A mortgage can be a great way to pay for your home while living in it. It will help you reduce any rental expenses that you could incur while saving up for your home. Getting a mortgage can be great value for money. But getting your application approved is more difficult than most people would believe.
Most mortgage applications are rejected by lenders. They will look for potential clients who have a steady source of income, as well as a willingness and tendency to pay back their loans. These are a few things you need to consider when making your mortgage application to help improve your chances of getting one.
The application requirements
Successful applications must first be satisfactory. If your application lacks specific requirements, it will be rejected before it is even considered. You should look into the specific application requirements before applying for a mortgage.

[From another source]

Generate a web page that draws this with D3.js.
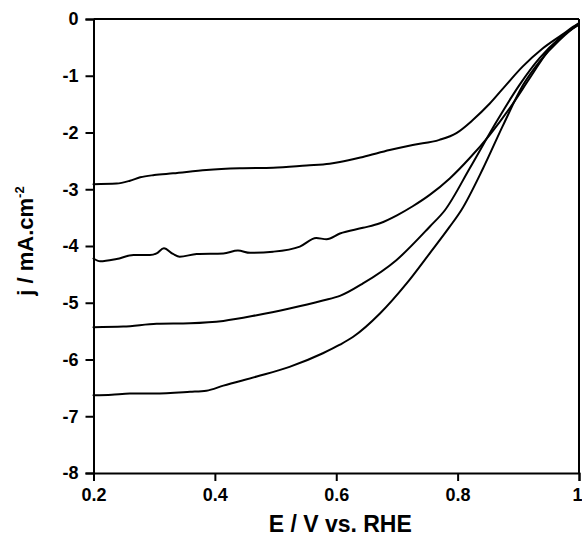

This will help you ensure that your application is not rejected on the basis of being insufficient. If you are unsure about the requirements, you may consult your lender before making an application to understand how to make one. You could also visit a mortgage broker for advice on how to make the best application.
Your credit score
Most lenders will have a minimum credit score requirement. Borrowers who have cleared all their loans in a timely manner, have not filed for bankruptcy within a certain amount of time before making the application and are up to date with their returns will stand a better chance of having their application approved. You should check your credit score and compare it to the minimum requirement when making your application. This way, you will not be rejected on the basis of a bad credit score.
Your employment status
If you are unemployed, lenders will not give you a mortgage loan. They require that applicants have been working for some amount of time, and have proof of a steady source of income. Unemployment will harm your current and future applications. You should only consider making a mortgage application after having been gainfully employed for a certain amount of time, which is specified in the requirements.
People who are self-employed will have a difficult time getting their mortgage approved too. If you are an entrepreneur, you should contact your lender to understand their policy on mortgage applications by self employed people. For some lenders, you will be required to attach relevant financial documents for a period of between two and three years.
Using a proxy
Making a successful application might just be too hard. If you do not feel you can make the application on your own, you could hire the services of an agent such as a mortgage broker. They will help you secure great mortgage packages more easily than you might be able to do on your own. You should compare the rates and repayment plans before choosing a specific broker since some brokered mortgages may be too costly for you.
Eliminating minor errors
Your mortgage will be rejected because of accounting errors and typos. To avoid making these mistakes, you should fill it out with the help of a professional such as your lender’s customer service or a mortgage broker. This way, your application will meet all the requirements and have no errors that may affect its success.